O objetivo é usar os recursos do E-CONS, fruto de uma parceria com o HSBC Bank Brasil, para ampliar a capacidade de replicação de projetos de qualidade reconhecida. Trata-se de uma nova modalidade que até o momento as fontes de financiamento convencionais não atendem diretamente.
Estamos agora buscando cadastrar novos empreendedores, por meio do site do Programa E-CONS (www.programaecons.org.br), e ao mesmo tempo estamos procurando financiadores. O HSBC foi extraordinário ao iniciar o programa e estamos à procura de novos apoiadores que queiram se aliar a essa iniciativa.
É um projeto pioneiro, inovador. Nossos seis Empreendedores da Conservação já efetivados estão nos ajudando a demonstrar a efetividade deste esforço. Estamos abertos ao diálogo com apoiadores interessados, incluindo a possibilidade para buscar arranjos regionais.
ICBr – Você acredita que as políticas do governo federal ajudam ou atrapalham o crescimento deste tipo de iniciativa?
CB – Não tem como não admitir que as fontes de financiamento para a conservação são pequenas, embora nos últimos anos tenham surgido alguns atores novos aportando volumes maiores.
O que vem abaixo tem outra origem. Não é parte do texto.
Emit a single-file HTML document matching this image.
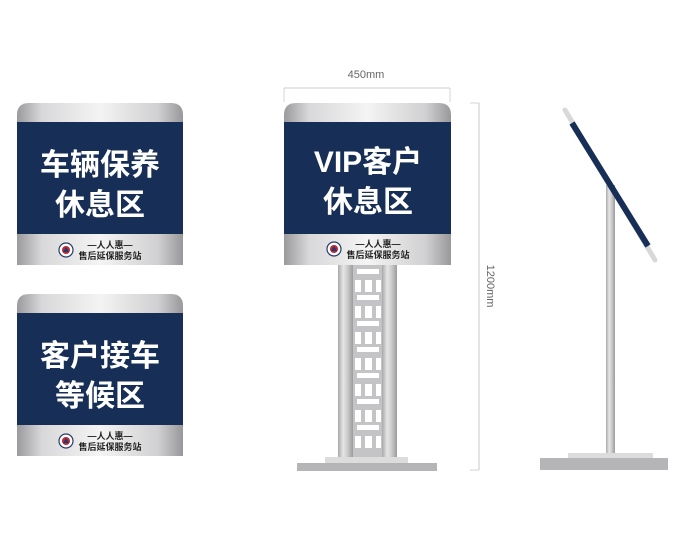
<!DOCTYPE html>
<html><head><meta charset="utf-8"><style>
html,body{margin:0;padding:0;background:#fff;}
svg{display:block}
</style></head><body>
<svg width="700" height="538" viewBox="0 0 700 538" xmlns="http://www.w3.org/2000/svg" font-family="'Liberation Sans','Noto Sans CJK SC',sans-serif">
<defs>
<linearGradient id="sil" x1="0" y1="0" x2="1" y2="0">
<stop offset="0" stop-color="#9a9a9c"/><stop offset="0.15" stop-color="#d8d8da"/><stop offset="0.5" stop-color="#f4f4f4"/><stop offset="0.85" stop-color="#d0d0d2"/><stop offset="1" stop-color="#98989a"/>
</linearGradient>
<linearGradient id="post" x1="0" y1="0" x2="1" y2="0">
<stop offset="0" stop-color="#a8a8aa"/><stop offset="0.35" stop-color="#e6e6e6"/><stop offset="0.6" stop-color="#cfcfd0"/><stop offset="1" stop-color="#9c9c9e"/>
</linearGradient>
<g id="logo">
<circle cx="0" cy="0" r="7" fill="#fff" stroke="#2a3a6a" stroke-width="1.2"/>
<circle cx="0" cy="0" r="4" fill="#c0282d"/>
<path d="M-3 2 L0 -3 L3 2 Z" fill="#1f3a7a"/>
</g>
</defs>

<!-- Sign 1 -->
<path d="M17 265 V115 Q17 103 29 103 H171 Q183 103 183 115 V265 Z" fill="url(#sil)"/>
<rect x="17" y="122" width="166" height="112" fill="#172e57"/>
<text x="100" y="175" font-size="30" font-weight="bold" fill="#fff" text-anchor="middle">车辆保养</text>
<text x="100" y="215" font-size="30" font-weight="bold" fill="#fff" text-anchor="middle">休息区</text>
<use href="#logo" x="66" y="250"/>
<text x="110" y="248" font-size="9" font-weight="bold" fill="#222" text-anchor="middle">—人人惠—</text>
<text x="110" y="259" font-size="9" font-weight="bold" fill="#222" text-anchor="middle">售后延保服务站</text>

<!-- Sign 2 -->
<path d="M17 456 V306 Q17 294 29 294 H171 Q183 294 183 306 V456 Z" fill="url(#sil)"/>
<rect x="17" y="313" width="166" height="112" fill="#172e57"/>
<text x="100" y="366" font-size="30" font-weight="bold" fill="#fff" text-anchor="middle">客户接车</text>
<text x="100" y="406" font-size="30" font-weight="bold" fill="#fff" text-anchor="middle">等候区</text>
<use href="#logo" x="66" y="441"/>
<text x="110" y="439" font-size="9" font-weight="bold" fill="#222" text-anchor="middle">—人人惠—</text>
<text x="110" y="450" font-size="9" font-weight="bold" fill="#222" text-anchor="middle">售后延保服务站</text>

<!-- Middle dimension -->
<text x="366" y="78" font-size="11" fill="#666" text-anchor="middle">450mm</text>
<line x1="284" y1="88" x2="450" y2="88" stroke="#bbb" stroke-width="0.8"/>
<line x1="284" y1="88" x2="284" y2="102" stroke="#ccc" stroke-width="0.8"/>
<line x1="450" y1="88" x2="450" y2="102" stroke="#ccc" stroke-width="0.8"/>
<line x1="479" y1="103" x2="479" y2="470" stroke="#bbb" stroke-width="0.8"/>
<line x1="470" y1="103" x2="479" y2="103" stroke="#ccc" stroke-width="0.8"/>
<line x1="470" y1="470" x2="479" y2="470" stroke="#ccc" stroke-width="0.8"/>
<text x="0" y="0" font-size="11" fill="#666" text-anchor="middle" transform="translate(487,286) rotate(90)">1200mm</text>

<!-- Middle posts -->
<rect x="353" y="265" width="30" height="193" fill="#c4c4c6"/>
<g fill="#fff">
<rect x="357" y="269" width="22" height="5"/>
<rect x="355" y="280" width="6" height="12"/><rect x="365" y="280" width="7" height="12"/><rect x="376" y="280" width="5" height="12"/>
<rect x="357" y="295" width="22" height="5"/>
<rect x="355" y="306" width="6" height="12"/><rect x="365" y="306" width="7" height="12"/><rect x="376" y="306" width="5" height="12"/>
<rect x="357" y="321" width="22" height="5"/>
<rect x="355" y="332" width="6" height="12"/><rect x="365" y="332" width="7" height="12"/><rect x="376" y="332" width="5" height="12"/>
<rect x="357" y="347" width="22" height="5"/>
<rect x="355" y="358" width="6" height="12"/><rect x="365" y="358" width="7" height="12"/><rect x="376" y="358" width="5" height="12"/>
<rect x="357" y="373" width="22" height="5"/>
<rect x="355" y="384" width="6" height="12"/><rect x="365" y="384" width="7" height="12"/><rect x="376" y="384" width="5" height="12"/>
<rect x="357" y="399" width="22" height="5"/>
<rect x="355" y="410" width="6" height="12"/><rect x="365" y="410" width="7" height="12"/><rect x="376" y="410" width="5" height="12"/>
<rect x="357" y="425" width="22" height="5"/>
<rect x="355" y="436" width="6" height="12"/><rect x="365" y="436" width="7" height="12"/><rect x="376" y="436" width="5" height="12"/>
</g>
<rect x="338" y="265" width="15" height="193" fill="url(#post)"/>
<rect x="382" y="265" width="15" height="193" fill="url(#post)"/>
<rect x="325" y="457" width="83" height="6" fill="#dcdcdc"/>
<rect x="297" y="463" width="140" height="8" fill="#b5b5b7"/>

<!-- Middle sign -->
<path d="M284 265 V115 Q284 103 296 103 H439 Q451 103 451 115 V265 Z" fill="url(#sil)"/>
<rect x="284" y="122" width="167" height="112" fill="#172e57"/>
<text x="368" y="172" font-size="30" font-weight="bold" fill="#fff" text-anchor="middle">VIP客户</text>
<text x="368" y="212" font-size="30" font-weight="bold" fill="#fff" text-anchor="middle">休息区</text>
<use href="#logo" x="334" y="249"/>
<text x="378" y="247" font-size="9" font-weight="bold" fill="#222" text-anchor="middle">—人人惠—</text>
<text x="378" y="258" font-size="9" font-weight="bold" fill="#222" text-anchor="middle">售后延保服务站</text>

<!-- Side view -->
<rect x="606" y="185" width="9" height="273" fill="url(#post)"/>
<line x1="565" y1="110" x2="655" y2="260" stroke="#d8d8d8" stroke-width="5" stroke-linecap="round"/>
<line x1="572" y1="123" x2="648" y2="246" stroke="#172e57" stroke-width="6"/>
<rect x="568" y="453" width="85" height="5" fill="#dcdcdc"/>
<rect x="540" y="458" width="128" height="12" fill="#b5b5b7"/>
</svg>
</body></html>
Em relação à demanda, ao passivo que temos e ao processo de degradação da natureza que é gigantesco e intangível, é inexpressível o que a agenda da conservação recebe de financiamento aqui no Brasil.
A inteligência desses financiamentos também precisa ser desenvolvida, pois grande parte dos recursos foi usada em busca de indicadores sociais e econômicos, não de conservação.
A ausência de uma política adequada de conservação do país é altamente prejudicial. Vivemos observando a efetivação de ações fora de um contexto de prioridade e pela característica demonstrativa. Assim, os poucos bons projeto de conservação, quando efetivados, não estão alinhados politicamente com um compromisso de escala.
* Publicado originalmente no site CarbonoBrasil.